Reflecting its culture of trust, SAS is extremely flexible about granting employees freedom on the hours they work and when they use any of the campus services.

“While we say we have a 35-hour workweek, I don’t know anybody who really works 35 hours,” said former CMO Jim Davis in an interview. “The reality is if you trust people, and you ask them to do something – and you treat them like a human being as opposed to a commodity where you try to squeeze something out – they’re going to work all sorts of hours. But they’re going to enjoy those hours as opposed to ‘slaving in the office’.”

When he first programmed a computer as a college junior at North Carolina State University, Goodnight understood the importance of finding fulfillment and meaning through work. “A light when on, and I fell in love with making machines do things for other people,” he said. As a result, his company goes a long way to make sure employees take ownership of their projects.

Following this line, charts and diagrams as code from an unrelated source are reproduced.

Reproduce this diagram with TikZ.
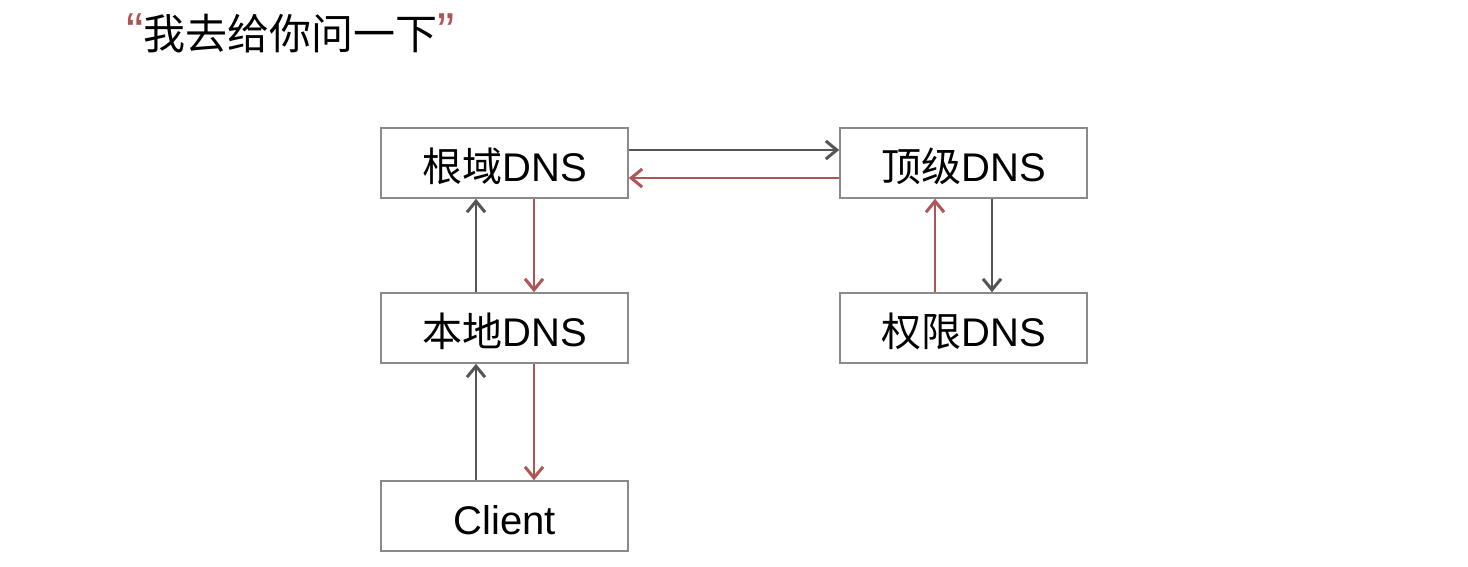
\documentclass[tikz,border=0pt]{standalone}
\usepackage{fontspec}
\setmainfont{Liberation Sans}
\newfontfamily\cjk{Noto Sans CJK SC}
\usetikzlibrary{arrows.meta}
\definecolor{boxgray}{HTML}{8A8A8A}
\definecolor{arrgray}{HTML}{555555}
\definecolor{arrred}{HTML}{B05555}
\tikzset{
  dnsbox/.style={draw=boxgray, line width=1.6pt, minimum width=247pt, minimum height=70pt,
    inner sep=0pt, text height=36pt, text depth=0pt, font=\fontsize{40}{48}\selectfont},
  ask/.style={draw=arrgray, line width=1.6pt, -{Straight Barb[length=11pt,width=18pt,line width=3pt]}},
  reply/.style={draw=arrred, line width=1.3pt, -{Straight Barb[length=11pt,width=18pt,line width=3pt]}}
}
\begin{document}
\begin{tikzpicture}[x=1pt,y=-1pt]
        \useasboundingbox (0,0) rectangle (1468,566);
        \node[anchor=base west, inner sep=0pt, font=\fontsize{42}{50}\selectfont] (title) at (126,49)
          {\textcolor{arrred}{\fontsize{52}{50}\selectfont“}{\cjk 我去给你问一下}\textcolor{arrred}{\fontsize{52}{50}\selectfont”}};
        \node[dnsbox] (root) at (504.5,163) {{\cjk 根域}DNS};
        \node[dnsbox] (top) at (963.5,163) {{\cjk 顶级}DNS};
        \node[dnsbox] (local) at (504.5,328) {{\cjk 本地}DNS};
        \node[dnsbox] (auth) at (963.5,328) {{\cjk 权限}DNS};
        \node[dnsbox] (client) at (504.5,516) {Client};
        \draw[ask] ([xshift=-28.5pt]client.north) -- ([xshift=-28.5pt]local.south);
        \draw[ask] ([xshift=-28.5pt]local.north) -- ([xshift=-28.5pt]root.south);
        \draw[ask] ([yshift=13pt]root.east) -- ([yshift=13pt]top.west);
        \draw[ask] ([xshift=28.5pt]top.south) -- ([xshift=28.5pt]auth.north);
        \draw[reply] ([xshift=-28.5pt]auth.north) -- ([xshift=-28.5pt]top.south);
        \draw[reply] ([yshift=-15pt]top.west) -- ([yshift=-15pt]root.east);
        \draw[reply] ([xshift=29.5pt]root.south) -- ([xshift=29.5pt]local.north);
        \draw[reply] ([xshift=29.5pt]local.south) -- ([xshift=29.5pt]client.north);
      \end{tikzpicture}
\end{document}
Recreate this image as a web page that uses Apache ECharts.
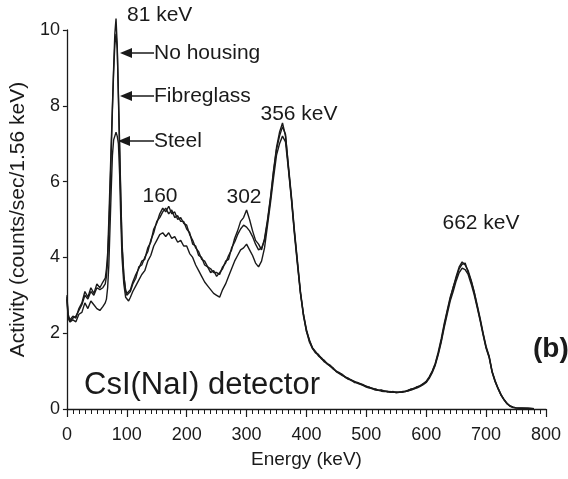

The Cary, NC-based business analytics software and services company is the largest independent vendor in the business intelligence market. Its products help customers turn data into valuable information about customers, performance, financials and more so to make more efficient and fact-based decisions that impact their bottom lines.

By staying a privately held company, multi-billion-dollar SAS has avoided the pressures brought on by short-term objectives of shareholders. Goodnight repeatedly turned down takeover offers in efforts to protect SAS' work environment. At the same time, he made sure to maintain a flat organization structure, with about 30 individuals who report to him directly and three organizational layers.